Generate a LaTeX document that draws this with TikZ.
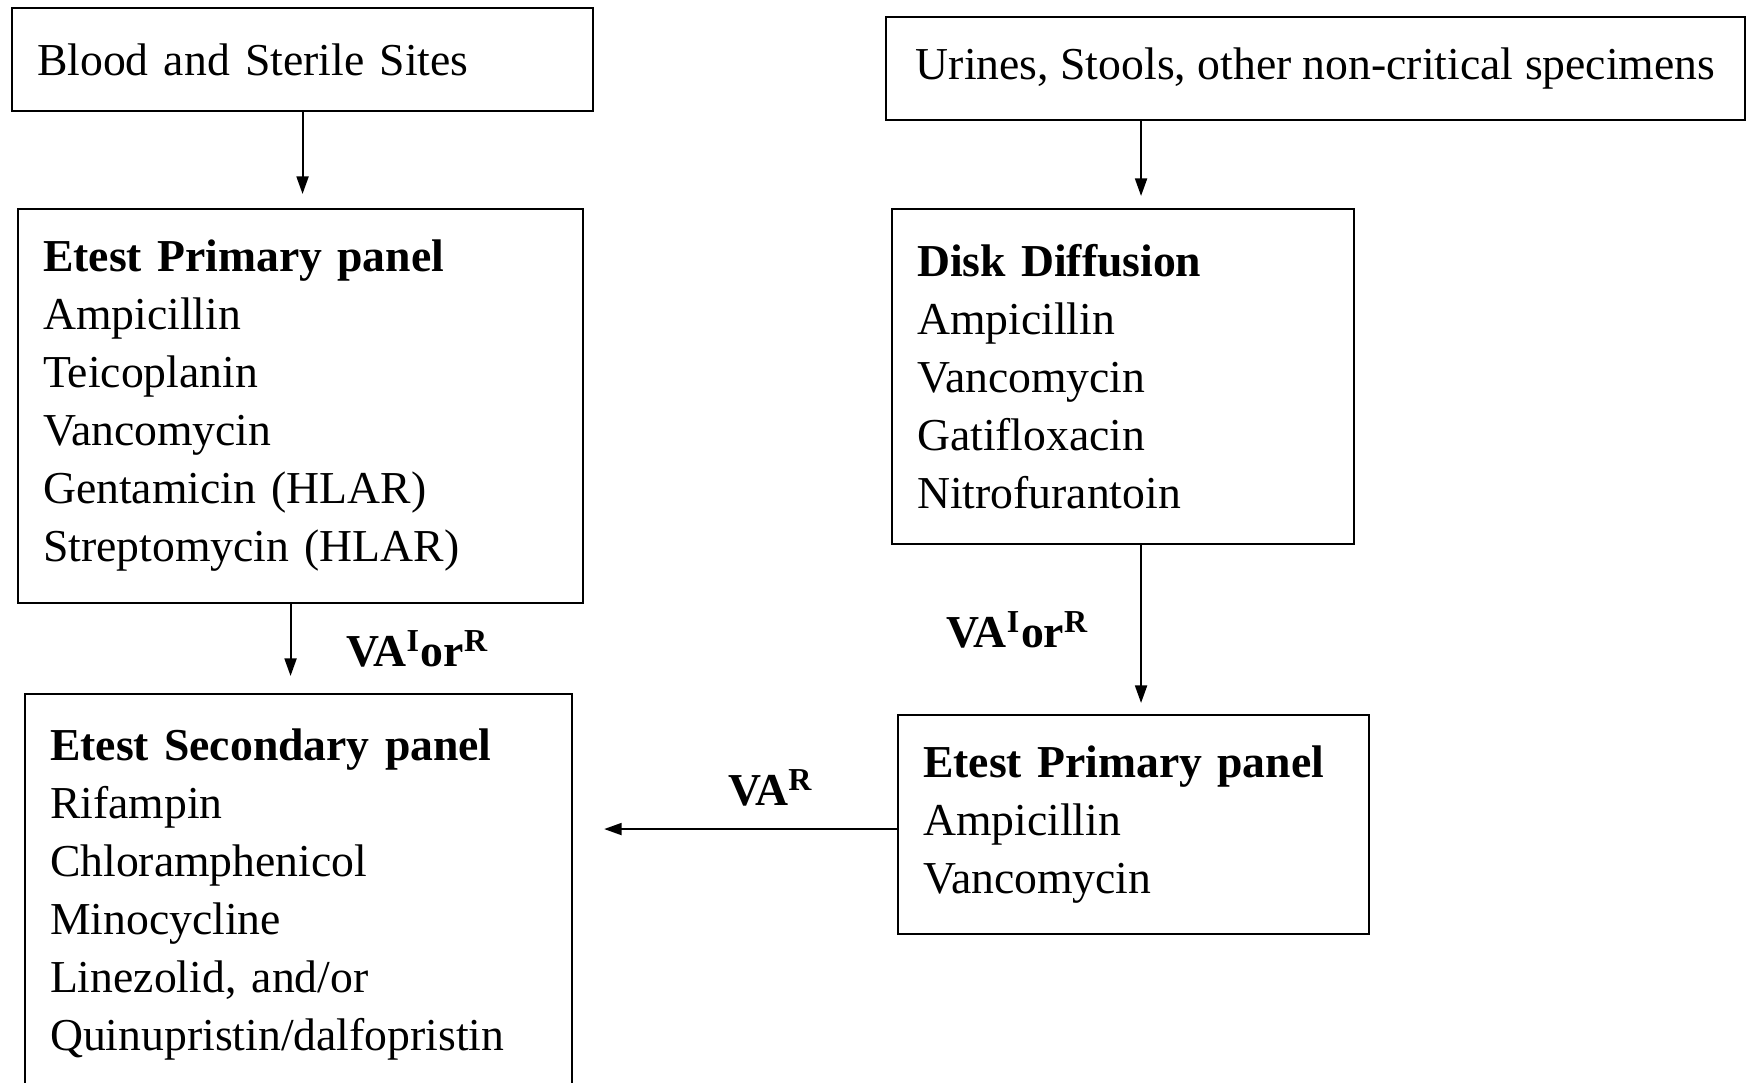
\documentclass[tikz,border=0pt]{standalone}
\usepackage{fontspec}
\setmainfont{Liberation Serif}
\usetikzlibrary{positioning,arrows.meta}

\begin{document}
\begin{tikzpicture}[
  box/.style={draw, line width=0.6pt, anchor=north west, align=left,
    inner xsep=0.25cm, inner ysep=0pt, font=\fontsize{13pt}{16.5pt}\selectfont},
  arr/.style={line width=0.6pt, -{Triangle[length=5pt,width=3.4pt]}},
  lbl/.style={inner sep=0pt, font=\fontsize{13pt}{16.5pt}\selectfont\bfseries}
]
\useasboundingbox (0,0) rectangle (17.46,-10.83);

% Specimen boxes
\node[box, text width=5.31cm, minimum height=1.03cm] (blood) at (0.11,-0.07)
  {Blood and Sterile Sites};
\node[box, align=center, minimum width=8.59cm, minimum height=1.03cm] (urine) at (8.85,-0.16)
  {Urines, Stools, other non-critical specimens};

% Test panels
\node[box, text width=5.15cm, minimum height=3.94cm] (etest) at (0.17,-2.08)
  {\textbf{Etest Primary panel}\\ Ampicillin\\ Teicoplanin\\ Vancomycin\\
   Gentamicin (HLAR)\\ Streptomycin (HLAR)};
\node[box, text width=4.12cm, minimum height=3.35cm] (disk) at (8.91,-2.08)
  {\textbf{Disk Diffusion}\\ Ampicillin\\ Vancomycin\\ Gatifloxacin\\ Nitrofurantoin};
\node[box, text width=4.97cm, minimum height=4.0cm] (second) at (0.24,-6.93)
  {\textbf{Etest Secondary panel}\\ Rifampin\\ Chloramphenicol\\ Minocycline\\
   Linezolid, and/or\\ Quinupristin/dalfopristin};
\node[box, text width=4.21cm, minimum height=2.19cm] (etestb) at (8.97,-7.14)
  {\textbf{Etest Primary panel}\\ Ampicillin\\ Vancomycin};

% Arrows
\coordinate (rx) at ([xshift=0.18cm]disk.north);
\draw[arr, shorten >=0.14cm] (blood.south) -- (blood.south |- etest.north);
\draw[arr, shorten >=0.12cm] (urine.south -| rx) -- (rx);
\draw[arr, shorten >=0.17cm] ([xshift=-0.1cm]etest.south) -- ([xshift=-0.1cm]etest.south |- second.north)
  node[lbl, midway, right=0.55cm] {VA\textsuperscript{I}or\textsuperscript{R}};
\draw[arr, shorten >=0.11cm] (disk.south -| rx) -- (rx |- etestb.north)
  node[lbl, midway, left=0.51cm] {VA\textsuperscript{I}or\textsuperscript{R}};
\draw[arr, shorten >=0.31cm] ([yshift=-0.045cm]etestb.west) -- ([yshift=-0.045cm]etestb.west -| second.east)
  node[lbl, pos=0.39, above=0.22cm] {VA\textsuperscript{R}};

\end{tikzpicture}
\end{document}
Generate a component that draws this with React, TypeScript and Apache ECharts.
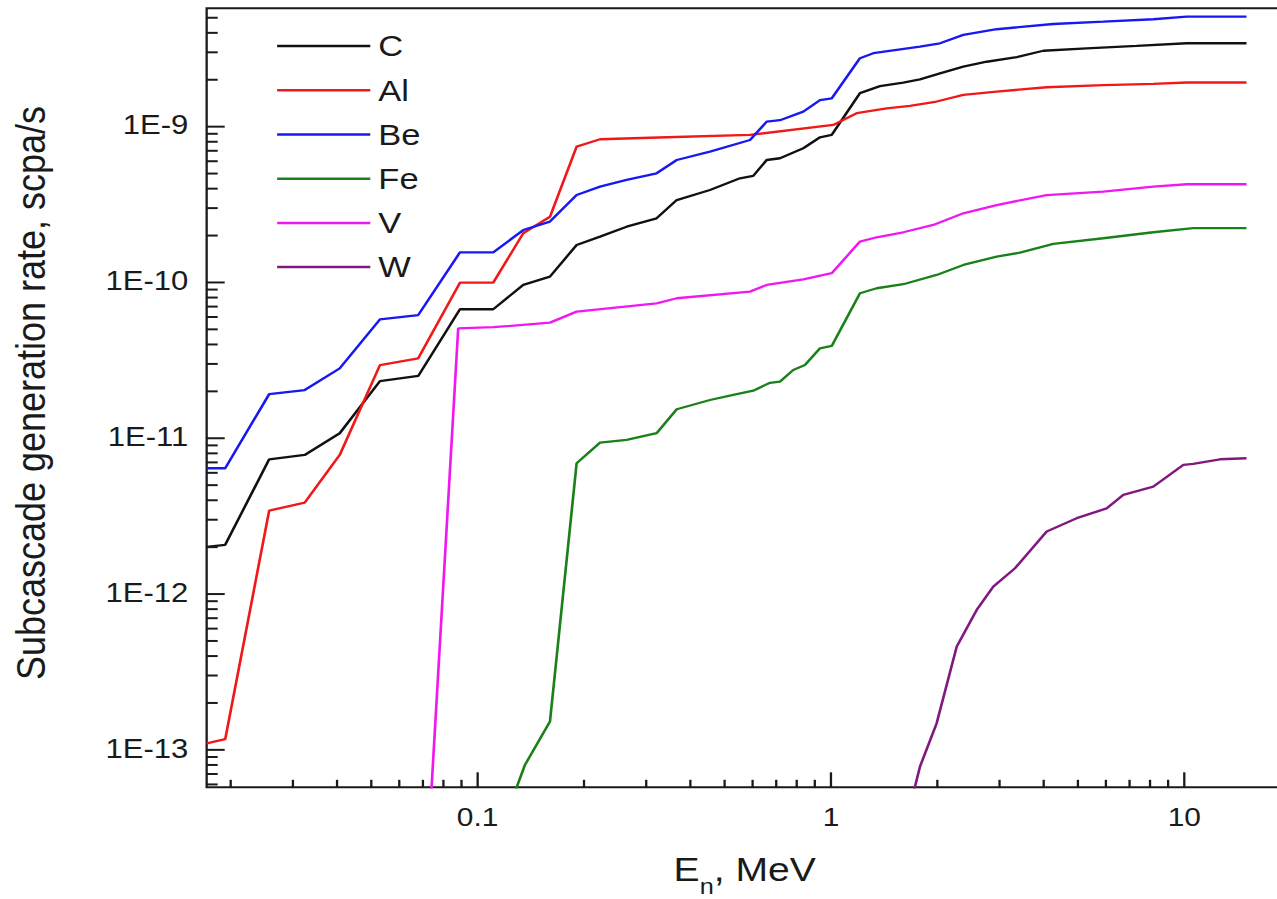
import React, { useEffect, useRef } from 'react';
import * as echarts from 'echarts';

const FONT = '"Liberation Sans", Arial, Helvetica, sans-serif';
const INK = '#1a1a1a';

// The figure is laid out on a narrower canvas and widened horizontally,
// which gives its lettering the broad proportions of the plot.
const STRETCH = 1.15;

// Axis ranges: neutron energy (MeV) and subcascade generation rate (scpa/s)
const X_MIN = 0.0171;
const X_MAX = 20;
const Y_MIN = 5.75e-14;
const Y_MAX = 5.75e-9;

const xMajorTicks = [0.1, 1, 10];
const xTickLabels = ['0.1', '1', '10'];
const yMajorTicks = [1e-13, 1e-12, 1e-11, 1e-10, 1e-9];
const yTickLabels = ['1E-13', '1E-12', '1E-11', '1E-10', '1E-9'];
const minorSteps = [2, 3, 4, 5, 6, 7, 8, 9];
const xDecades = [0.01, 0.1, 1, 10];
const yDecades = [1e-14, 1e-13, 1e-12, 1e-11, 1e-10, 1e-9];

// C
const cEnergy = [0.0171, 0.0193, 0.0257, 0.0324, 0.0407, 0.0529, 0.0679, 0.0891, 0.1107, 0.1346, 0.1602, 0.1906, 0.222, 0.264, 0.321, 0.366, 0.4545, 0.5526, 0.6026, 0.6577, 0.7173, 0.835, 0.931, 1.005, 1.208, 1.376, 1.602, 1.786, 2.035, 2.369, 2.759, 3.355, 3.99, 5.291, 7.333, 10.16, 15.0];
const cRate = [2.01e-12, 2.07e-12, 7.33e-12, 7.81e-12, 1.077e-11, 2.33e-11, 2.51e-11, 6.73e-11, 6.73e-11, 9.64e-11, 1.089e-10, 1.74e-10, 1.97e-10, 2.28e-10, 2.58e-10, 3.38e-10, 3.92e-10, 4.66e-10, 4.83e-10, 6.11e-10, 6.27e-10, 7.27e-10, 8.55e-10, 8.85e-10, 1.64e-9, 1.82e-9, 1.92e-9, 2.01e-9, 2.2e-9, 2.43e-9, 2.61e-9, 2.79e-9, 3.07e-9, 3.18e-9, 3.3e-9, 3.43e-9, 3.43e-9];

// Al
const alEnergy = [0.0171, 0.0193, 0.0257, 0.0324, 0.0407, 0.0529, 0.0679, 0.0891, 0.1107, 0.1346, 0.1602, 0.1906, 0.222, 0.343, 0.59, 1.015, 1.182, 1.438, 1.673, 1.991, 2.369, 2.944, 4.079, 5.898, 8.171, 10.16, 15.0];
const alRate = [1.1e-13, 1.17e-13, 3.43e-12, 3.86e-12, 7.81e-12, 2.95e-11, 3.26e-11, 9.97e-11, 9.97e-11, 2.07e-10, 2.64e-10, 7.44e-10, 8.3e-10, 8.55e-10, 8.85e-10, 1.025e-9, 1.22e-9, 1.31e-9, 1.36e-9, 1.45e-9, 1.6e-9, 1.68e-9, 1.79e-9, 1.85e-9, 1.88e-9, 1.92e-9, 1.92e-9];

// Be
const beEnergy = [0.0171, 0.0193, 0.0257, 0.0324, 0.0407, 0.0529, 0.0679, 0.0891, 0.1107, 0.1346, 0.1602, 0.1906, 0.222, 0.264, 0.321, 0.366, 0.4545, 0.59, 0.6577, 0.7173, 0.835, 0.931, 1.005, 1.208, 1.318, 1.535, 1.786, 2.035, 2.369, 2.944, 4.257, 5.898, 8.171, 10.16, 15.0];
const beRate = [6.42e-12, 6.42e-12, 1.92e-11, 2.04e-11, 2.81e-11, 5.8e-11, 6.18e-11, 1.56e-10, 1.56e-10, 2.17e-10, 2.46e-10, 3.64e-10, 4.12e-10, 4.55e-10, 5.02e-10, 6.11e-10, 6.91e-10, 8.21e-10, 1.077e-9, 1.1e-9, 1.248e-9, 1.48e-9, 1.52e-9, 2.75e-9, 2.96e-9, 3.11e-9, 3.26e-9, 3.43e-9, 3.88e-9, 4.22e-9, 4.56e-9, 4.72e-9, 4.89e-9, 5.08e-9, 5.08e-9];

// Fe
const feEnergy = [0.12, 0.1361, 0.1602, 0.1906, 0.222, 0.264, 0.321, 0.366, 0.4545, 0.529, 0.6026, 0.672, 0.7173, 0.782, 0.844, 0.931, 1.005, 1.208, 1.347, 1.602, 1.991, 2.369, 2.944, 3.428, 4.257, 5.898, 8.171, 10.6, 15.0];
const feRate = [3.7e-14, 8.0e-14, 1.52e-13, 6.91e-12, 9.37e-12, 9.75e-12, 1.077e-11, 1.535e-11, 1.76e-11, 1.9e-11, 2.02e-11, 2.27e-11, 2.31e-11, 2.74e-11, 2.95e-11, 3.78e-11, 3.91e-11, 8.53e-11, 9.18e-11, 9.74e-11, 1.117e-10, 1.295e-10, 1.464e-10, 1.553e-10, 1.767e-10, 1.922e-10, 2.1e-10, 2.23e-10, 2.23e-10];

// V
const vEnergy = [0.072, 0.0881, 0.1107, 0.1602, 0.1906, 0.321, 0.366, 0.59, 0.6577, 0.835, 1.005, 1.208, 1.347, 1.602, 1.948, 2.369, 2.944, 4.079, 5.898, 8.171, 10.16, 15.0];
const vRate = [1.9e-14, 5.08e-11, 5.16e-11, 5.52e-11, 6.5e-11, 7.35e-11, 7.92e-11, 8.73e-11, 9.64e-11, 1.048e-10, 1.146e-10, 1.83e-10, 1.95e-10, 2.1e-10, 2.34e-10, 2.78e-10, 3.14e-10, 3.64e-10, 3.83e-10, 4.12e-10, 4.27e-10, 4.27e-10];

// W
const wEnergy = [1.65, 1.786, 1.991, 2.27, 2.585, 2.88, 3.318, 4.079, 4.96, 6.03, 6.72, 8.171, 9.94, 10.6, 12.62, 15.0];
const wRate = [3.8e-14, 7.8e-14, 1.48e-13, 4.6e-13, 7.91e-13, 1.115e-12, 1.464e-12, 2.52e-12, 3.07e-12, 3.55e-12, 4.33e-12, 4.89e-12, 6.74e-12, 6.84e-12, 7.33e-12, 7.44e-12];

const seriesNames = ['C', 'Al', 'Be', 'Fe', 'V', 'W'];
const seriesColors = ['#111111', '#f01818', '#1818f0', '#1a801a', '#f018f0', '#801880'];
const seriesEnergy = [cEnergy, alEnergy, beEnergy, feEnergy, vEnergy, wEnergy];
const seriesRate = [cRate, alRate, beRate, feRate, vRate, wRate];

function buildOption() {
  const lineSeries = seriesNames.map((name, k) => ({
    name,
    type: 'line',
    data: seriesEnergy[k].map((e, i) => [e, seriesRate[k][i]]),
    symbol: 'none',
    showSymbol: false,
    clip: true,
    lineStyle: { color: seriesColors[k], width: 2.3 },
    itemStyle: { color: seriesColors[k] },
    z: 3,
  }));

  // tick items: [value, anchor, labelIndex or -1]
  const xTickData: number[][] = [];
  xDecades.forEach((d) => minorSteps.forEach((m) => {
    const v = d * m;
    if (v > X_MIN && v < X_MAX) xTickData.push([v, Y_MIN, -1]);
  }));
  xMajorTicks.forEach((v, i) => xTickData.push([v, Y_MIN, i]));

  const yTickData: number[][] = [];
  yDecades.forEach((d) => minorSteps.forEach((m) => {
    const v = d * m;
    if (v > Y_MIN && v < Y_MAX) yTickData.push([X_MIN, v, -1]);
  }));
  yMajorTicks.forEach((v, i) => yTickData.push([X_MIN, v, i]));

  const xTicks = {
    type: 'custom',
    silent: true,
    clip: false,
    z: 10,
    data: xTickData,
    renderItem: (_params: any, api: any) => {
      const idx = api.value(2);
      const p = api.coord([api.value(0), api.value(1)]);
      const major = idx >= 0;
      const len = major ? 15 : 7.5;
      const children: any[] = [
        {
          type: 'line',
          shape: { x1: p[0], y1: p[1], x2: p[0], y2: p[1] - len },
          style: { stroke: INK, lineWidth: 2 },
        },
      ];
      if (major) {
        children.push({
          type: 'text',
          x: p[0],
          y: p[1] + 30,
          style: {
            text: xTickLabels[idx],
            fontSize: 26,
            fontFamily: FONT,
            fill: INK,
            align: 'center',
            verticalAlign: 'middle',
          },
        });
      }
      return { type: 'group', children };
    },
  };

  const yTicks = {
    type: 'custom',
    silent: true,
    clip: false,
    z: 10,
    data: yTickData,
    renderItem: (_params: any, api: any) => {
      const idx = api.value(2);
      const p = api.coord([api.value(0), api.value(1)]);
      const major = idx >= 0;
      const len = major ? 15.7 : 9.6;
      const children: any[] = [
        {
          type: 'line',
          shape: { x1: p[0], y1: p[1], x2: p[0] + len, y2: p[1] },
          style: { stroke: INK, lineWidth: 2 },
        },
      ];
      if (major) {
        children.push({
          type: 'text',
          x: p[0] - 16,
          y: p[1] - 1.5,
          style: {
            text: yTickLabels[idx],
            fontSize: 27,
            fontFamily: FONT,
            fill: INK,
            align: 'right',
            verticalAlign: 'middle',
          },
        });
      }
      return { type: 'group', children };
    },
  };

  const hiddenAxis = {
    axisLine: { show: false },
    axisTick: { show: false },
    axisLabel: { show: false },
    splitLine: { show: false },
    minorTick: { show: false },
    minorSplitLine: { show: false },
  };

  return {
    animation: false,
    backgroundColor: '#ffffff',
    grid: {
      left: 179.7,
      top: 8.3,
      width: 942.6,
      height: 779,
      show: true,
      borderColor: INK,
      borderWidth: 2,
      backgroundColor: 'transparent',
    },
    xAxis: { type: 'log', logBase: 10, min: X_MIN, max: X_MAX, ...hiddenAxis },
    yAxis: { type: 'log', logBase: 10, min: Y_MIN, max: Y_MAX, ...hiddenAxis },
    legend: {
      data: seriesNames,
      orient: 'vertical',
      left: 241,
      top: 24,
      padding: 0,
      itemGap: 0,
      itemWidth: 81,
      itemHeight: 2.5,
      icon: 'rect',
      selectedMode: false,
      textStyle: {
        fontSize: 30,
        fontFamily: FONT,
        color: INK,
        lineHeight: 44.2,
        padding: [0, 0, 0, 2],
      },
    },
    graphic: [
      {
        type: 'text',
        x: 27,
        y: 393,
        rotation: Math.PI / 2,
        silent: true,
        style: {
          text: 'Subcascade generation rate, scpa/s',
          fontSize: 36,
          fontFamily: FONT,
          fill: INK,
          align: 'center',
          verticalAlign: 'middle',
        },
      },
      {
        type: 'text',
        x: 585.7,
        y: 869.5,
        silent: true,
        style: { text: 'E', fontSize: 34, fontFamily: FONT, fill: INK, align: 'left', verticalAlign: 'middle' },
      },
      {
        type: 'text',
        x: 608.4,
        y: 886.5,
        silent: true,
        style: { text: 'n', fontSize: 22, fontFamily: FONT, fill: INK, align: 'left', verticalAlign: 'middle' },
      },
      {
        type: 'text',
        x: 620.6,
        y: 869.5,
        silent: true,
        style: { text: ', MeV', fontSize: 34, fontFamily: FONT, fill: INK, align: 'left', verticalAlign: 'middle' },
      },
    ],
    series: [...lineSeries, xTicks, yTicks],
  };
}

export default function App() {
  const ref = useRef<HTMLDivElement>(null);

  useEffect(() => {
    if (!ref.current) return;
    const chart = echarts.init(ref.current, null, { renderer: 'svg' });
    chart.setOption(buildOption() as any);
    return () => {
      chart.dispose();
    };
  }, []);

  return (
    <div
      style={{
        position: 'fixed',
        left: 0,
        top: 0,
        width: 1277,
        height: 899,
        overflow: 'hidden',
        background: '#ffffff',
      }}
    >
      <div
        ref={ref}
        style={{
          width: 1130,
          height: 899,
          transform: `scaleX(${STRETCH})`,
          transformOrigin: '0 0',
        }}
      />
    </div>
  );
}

_Directive_: Leave out the pictures, and copy only the lines from the one holding "Generate a component" through the one holding "3.3e-9, 3.43e-9, 3.43e-9];", exactly as written.

_Output of the task_:
Generate a component that draws this with React, TypeScript and Apache ECharts.
import React, { useEffect, useRef } from 'react';
import * as echarts from 'echarts';

const FONT = '"Liberation Sans", Arial, Helvetica, sans-serif';
const INK = '#1a1a1a';

// The figure is laid out on a narrower canvas and widened horizontally,
// which gives its lettering the broad proportions of the plot.
const STRETCH = 1.15;

// Axis ranges: neutron energy (MeV) and subcascade generation rate (scpa/s)
const X_MIN = 0.0171;
const X_MAX = 20;
const Y_MIN = 5.75e-14;
const Y_MAX = 5.75e-9;

const xMajorTicks = [0.1, 1, 10];
const xTickLabels = ['0.1', '1', '10'];
const yMajorTicks = [1e-13, 1e-12, 1e-11, 1e-10, 1e-9];
const yTickLabels = ['1E-13', '1E-12', '1E-11', '1E-10', '1E-9'];
const minorSteps = [2, 3, 4, 5, 6, 7, 8, 9];
const xDecades = [0.01, 0.1, 1, 10];
const yDecades = [1e-14, 1e-13, 1e-12, 1e-11, 1e-10, 1e-9];

// C
const cEnergy = [0.0171, 0.0193, 0.0257, 0.0324, 0.0407, 0.0529, 0.0679, 0.0891, 0.1107, 0.1346, 0.1602, 0.1906, 0.222, 0.264, 0.321, 0.366, 0.4545, 0.5526, 0.6026, 0.6577, 0.7173, 0.835, 0.931, 1.005, 1.208, 1.376, 1.602, 1.786, 2.035, 2.369, 2.759, 3.355, 3.99, 5.291, 7.333, 10.16, 15.0];
const cRate = [2.01e-12, 2.07e-12, 7.33e-12, 7.81e-12, 1.077e-11, 2.33e-11, 2.51e-11, 6.73e-11, 6.73e-11, 9.64e-11, 1.089e-10, 1.74e-10, 1.97e-10, 2.28e-10, 2.58e-10, 3.38e-10, 3.92e-10, 4.66e-10, 4.83e-10, 6.11e-10, 6.27e-10, 7.27e-10, 8.55e-10, 8.85e-10, 1.64e-9, 1.82e-9, 1.92e-9, 2.01e-9, 2.2e-9, 2.43e-9, 2.61e-9, 2.79e-9, 3.07e-9, 3.18e-9, 3.3e-9, 3.43e-9, 3.43e-9];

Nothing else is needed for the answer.